In an ideal world, my setup would go as follows:

1) a northeastern site (Providence, Hartford, Boston, New York, Syracuse, etc.)
2) a mid-eastern site (D.C., Baltimore, Philly, Richmond, etc.  Perhaps Pittsburgh or Cleveland, if the Great Lakes site is closer to Milwaukee)
3) a southeastern site (anywhere in Florida, anywhere in North Carolina.  In fact, alternate between the two states.  This might overlap with the mideastern site in #2, be careful)
4) a southern site (Knoxville, Birmingham, New Orleans, St Louis, Louisville, etc.)
5) a Great Lakes site (Chicago, Milwaukee, Detroit, Columbus, etc)
6) a true midwestern site (Omaha, OKC, anywhere in Texas.  If you do choose Texas, make sure the southern site at #4 is closer to Knoxville or Louisville)
7 and 8) any two of the following:  a California site (LA, Oakland, San Diego), a mountain zone site (Albuquerque, Denver, SLC), and a northwest site (Seattle, Portland)

This would provide the greatest balance and serve the most teams.

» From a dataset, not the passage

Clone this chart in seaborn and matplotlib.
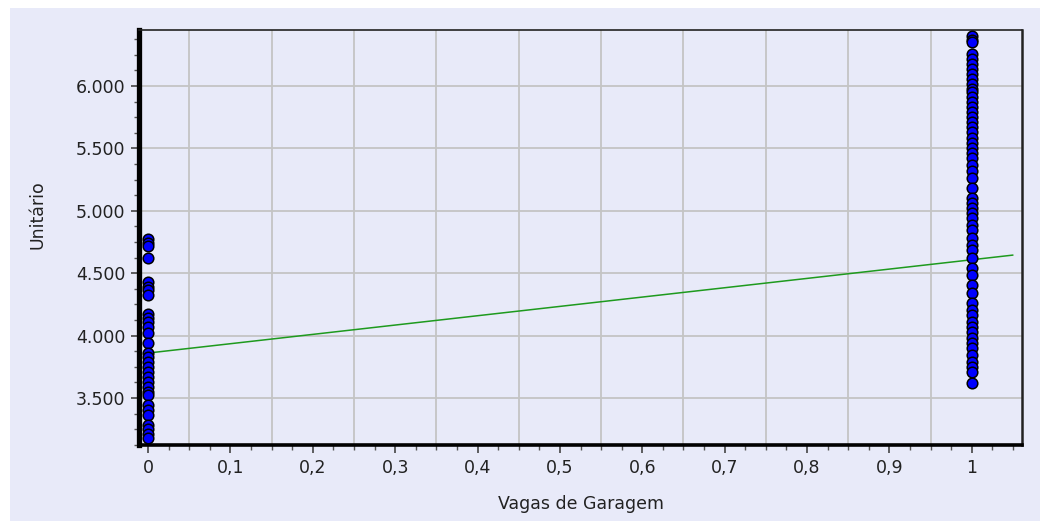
import matplotlib
matplotlib.use("Agg")
import matplotlib.pyplot as plt
import matplotlib.patches as mpatches
from matplotlib.ticker import FixedLocator, MultipleLocator, FixedFormatter
import seaborn as sns
import pandas as pd
import numpy as np

# ---- data ----
vagas_0 = [4770, 4740, 4715, 4620, 4430, 4390, 4365, 4325, 4170, 4140, 4105,
           4070, 4020, 3940, 3860, 3830, 3790, 3750, 3710, 3670, 3630, 3590,
           3550, 3525, 3445, 3405, 3365, 3285, 3255, 3215, 3180]
vagas_1 = [6400, 6370, 6355, 6260, 6220, 6180, 6140, 6100, 6060, 6020, 5980,
           5955, 5915, 5875, 5835, 5795, 5755, 5715, 5675, 5635, 5580, 5540,
           5500, 5460, 5420, 5365, 5315, 5260, 5180, 5100, 5060, 5020, 4980,
           4940, 4885, 4845, 4780, 4725, 4685, 4620, 4540, 4485, 4405, 4340,
           4260, 4205, 4165, 4110, 4070, 4030, 3980, 3940, 3900, 3845, 3790,
           3750, 3710, 3620]
line_x = [0.0, 1.05]
line_y = [3860, 4645]
x_ticks = [0, 0.1, 0.2, 0.3, 0.4, 0.5, 0.6, 0.7, 0.8, 0.9, 1.0]
x_tick_labels = ["0", "0,1", "0,2", "0,3", "0,4", "0,5", "0,6", "0,7", "0,8", "0,9", "1"]
y_ticks = [3500, 4000, 4500, 5000, 5500, 6000]
y_tick_labels = ["3.500", "4.000", "4.500", "5.000", "5.500", "6.000"]
x_label = "Vagas de Garagem"
y_label = "Unitário"

df = pd.DataFrame({
    "Vagas": [0] * len(vagas_0) + [1] * len(vagas_1),
    "Unitario": vagas_0 + vagas_1,
})
line_df = pd.DataFrame({"x": line_x, "y": line_y})

# ---- style ----
sns.set_theme(style="white")
plt.rcParams["font.family"] = ["DejaVu Sans"]
bg = "#E8EAF9"

fig = plt.figure(figsize=(10.4, 5.23), dpi=100, facecolor="white")
panel = mpatches.Rectangle((10 / 1040, 2 / 523), 1 - 10 / 1040, 513 / 523,
                           transform=fig.transFigure, facecolor=bg,
                           edgecolor="none", zorder=-10)
fig.add_artist(panel)
ax = fig.add_axes([139 / 1040, 1 - 445 / 523, (1022 - 139) / 1040, (445 - 30) / 523])
ax.set_zorder(1)
ax.set_facecolor(bg)

# grid
ax.set_axisbelow(True)
for gx in np.arange(0.05, 1.0, 0.1):
    ax.axvline(gx, color="#C4C4C4", lw=1.3, zorder=0)
for gy in y_ticks:
    ax.axhline(gy, color="#C4C4C4", lw=1.3, zorder=0)

sns.lineplot(data=line_df, x="x", y="y", ax=ax, color="#1E9A1E", lw=1.1, zorder=2)
sns.scatterplot(data=df, x="Vagas", y="Unitario", ax=ax, color="#0000FF",
                edgecolor="black", linewidth=1.1, s=58, marker="o", zorder=3,
                clip_on=False)

ax.set_xlim(-0.011, 1.061)
ax.set_ylim(3123, 6449)

ax.xaxis.set_major_locator(FixedLocator(x_ticks))
ax.xaxis.set_major_formatter(FixedFormatter(x_tick_labels))
ax.xaxis.set_minor_locator(MultipleLocator(0.025))
ax.yaxis.set_major_locator(FixedLocator(y_ticks))
ax.yaxis.set_major_formatter(FixedFormatter(y_tick_labels))
ax.yaxis.set_minor_locator(MultipleLocator(125))

ax.tick_params(axis="both", which="major", length=6, width=1.2, color="#444444",
               labelsize=12.5, labelcolor="#222222", pad=4, direction="out",
               bottom=True, left=True)
ax.tick_params(axis="both", which="minor", length=3.5, width=1.0, color="#555555",
               direction="out", bottom=True, left=True)

ax.set_xlabel(x_label, fontsize=12.5, color="#222222", labelpad=4)
ax.set_ylabel(y_label, fontsize=12.5, color="#222222")
ax.yaxis.set_label_coords(-0.105, 0.555)
ax.xaxis.set_label_coords(0.5, -0.12)

for side, lw, col in [("left", 3.8, "black"), ("bottom", 2.6, "black"),
                      ("top", 1.2, "#222222"), ("right", 1.8, "#222222")]:
    ax.spines[side].set_visible(True)
    ax.spines[side].set_linewidth(lw)
    ax.spines[side].set_color(col)

fig.savefig("out.png", dpi=100, facecolor="white")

We're actually in really good shape, because in 2017, these are the actual sites:
1) Buffalo (northeastern site)
2) Greensboro (your NC-based/mideast based regional)
3) Orlando (southeast site)
4) Indianapolis (great Lakes)
5) Milwaukee (midwestern, although trending northern)
6) Tulsa (another midwestern site, but more southern)
7) Salt Lake City
8) Sacramento

2017 actually follows my script well.

So the NCAA is slowly figuring out how to assign regionals with this whole pod system.  Good.